Maybe I could lie and say I’m from Kyrgyzstan–technically true, my mother grew up there–but I didn’t know any Kyrgyz and what if they asked? So after a second of deliberation, I reluctantly said it.
“I’m from America.” My brother liked the attention they gave us then, their faces had a look of almost-masked shock, changing into a calculating look. Like, “What questions do you think we can get away with?” I gritted my teeth and hoped my brother didn’t say anything silly.
“What type of car do you have?” The boy started.
“A Honda.” If I had met someone from a country I had never been to, I would ask more interesting questions, like about the differences in weather, or what language is spoken.
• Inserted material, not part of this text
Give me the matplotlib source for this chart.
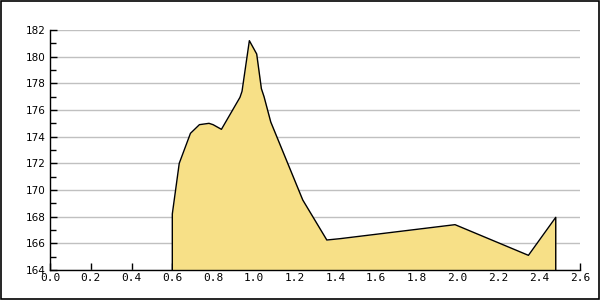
import matplotlib
matplotlib.use("Agg")
import matplotlib.pyplot as plt
from matplotlib.ticker import MultipleLocator
from matplotlib.patches import Rectangle

# Data
x_vals = [0.600, 0.600, 0.634, 0.689, 0.733, 0.780, 0.800, 0.841, 0.932, 0.942,
          0.978, 1.014, 1.037, 1.050, 1.083, 1.240, 1.358, 1.423, 1.987, 2.347,
          2.481, 2.481]
y_vals = [164.0, 168.2, 172.0, 174.25, 174.9, 175.0, 174.9, 174.55, 176.95, 177.4,
          181.2, 180.2, 177.6, 177.0, 175.1, 169.25, 166.25, 166.35, 167.4, 165.1,
          167.95, 164.0]

x_ticks = [0.0, 0.2, 0.4, 0.6, 0.8, 1.0, 1.2, 1.4, 1.6, 1.8, 2.0, 2.2, 2.4, 2.6]
y_ticks = [164, 166, 168, 170, 172, 174, 176, 178, 180, 182]

fig = plt.figure(figsize=(6, 3), dpi=100)
ax = fig.add_axes([50 / 600, 30 / 300, 530 / 600, 240 / 300])

ax.fill_between(x_vals, y_vals, 164, color="#f7e087", linewidth=0, zorder=2)
ax.plot(x_vals, y_vals, color="black", linewidth=1.0, zorder=3)

ax.set_xlim(0, 2.6)
ax.set_ylim(164, 182)
ax.set_xticks(x_ticks)
ax.set_xticklabels([f"{t:.1f}" for t in x_ticks], family="DejaVu Sans Mono")
ax.set_yticks(y_ticks)
ax.yaxis.set_minor_locator(MultipleLocator(1))

ax.grid(axis="y", color="#c0c0c0", linewidth=1.0, zorder=1)
ax.set_axisbelow(True)

for side in ["top", "right"]:
    ax.spines[side].set_visible(False)
for side in ["left", "bottom"]:
    ax.spines[side].set_linewidth(1.0)
    ax.spines[side].set_zorder(4)

ax.tick_params(axis="x", direction="in", length=5, width=1, pad=2, labelsize=8)
ax.tick_params(axis="y", which="major", direction="in", length=5, width=1, pad=3, labelsize=7.5)
ax.tick_params(axis="y", which="minor", direction="in", length=4, width=1)

# border around the whole picture
fig.patches.append(Rectangle((0.001, 0.002), 0.997, 0.996, transform=fig.transFigure,
                             fill=False, edgecolor="black", linewidth=1.2))

fig.savefig("out.png", dpi=100)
“Hmmm, well I guess that’s a respectable car.” He peered at me disapprovingly, as if saying, do better. “What car does your mom drive?”
“We only have one car.” I said. Staring at me in shock, he swiftly changed to another topic.
“Who is cooler, Obama or Putin?” Honestly, I can’t remember what I answered. I wanted to fit in, so I struggled with the question.
Either way, he wouldn’t believe me. All he would remember from that exchange was that we were Americans. I hated it. All I wanted was to be “normal.” There, in Russia, I will always be the odd one out.
“Anton!” I called my brother. “We have to get home, sorry.” I told him. He started to protest, but I took him by the arm, leading him away from their piercing eyes, looking at me like I was an elaborate vase on display. But they weren’t looking at how intricate and colorful the vase was. They were looking at the price tag.
Hurrying into the apartment I quickly shut the door behind us. My grandmother’s apartment was small, so I got to the window quickly.
Stealing glances, I saw they were still there. I would go outside to play only when they were gone.
I flopped onto the couch. Most kids I had met in Russia were perfectly nice. They would let it drop after I would explain, “We are visiting our grandmother.” I would tell my brother, “Don’t say anything about where we are from, let me talk if they ask.”
When we go to Moscow or other cities, it isn’t strange to see someone who isn’t Russian. But every so often, a person will stare at you, or come up to you and tell you that they have never met an American before. That hurts.
I don’t want to be singled out like that. Can’t people understand I’m just like them?
Later, I found myself thinking about those kids, and what they had said. In America, I never shy away from the fact that I’m Russian. Why should this be any different? I was tired of evading questions.
When I go back again, I will rise up. I am American. But no less Russian. I hope I can summon the courage not to hide. I won’t tell everyone, shouting it around the street, but if someone asks, I won’t tell a half-truth like I have before. I am proud, and I hope I can teach my brother to rise up and be proud, too.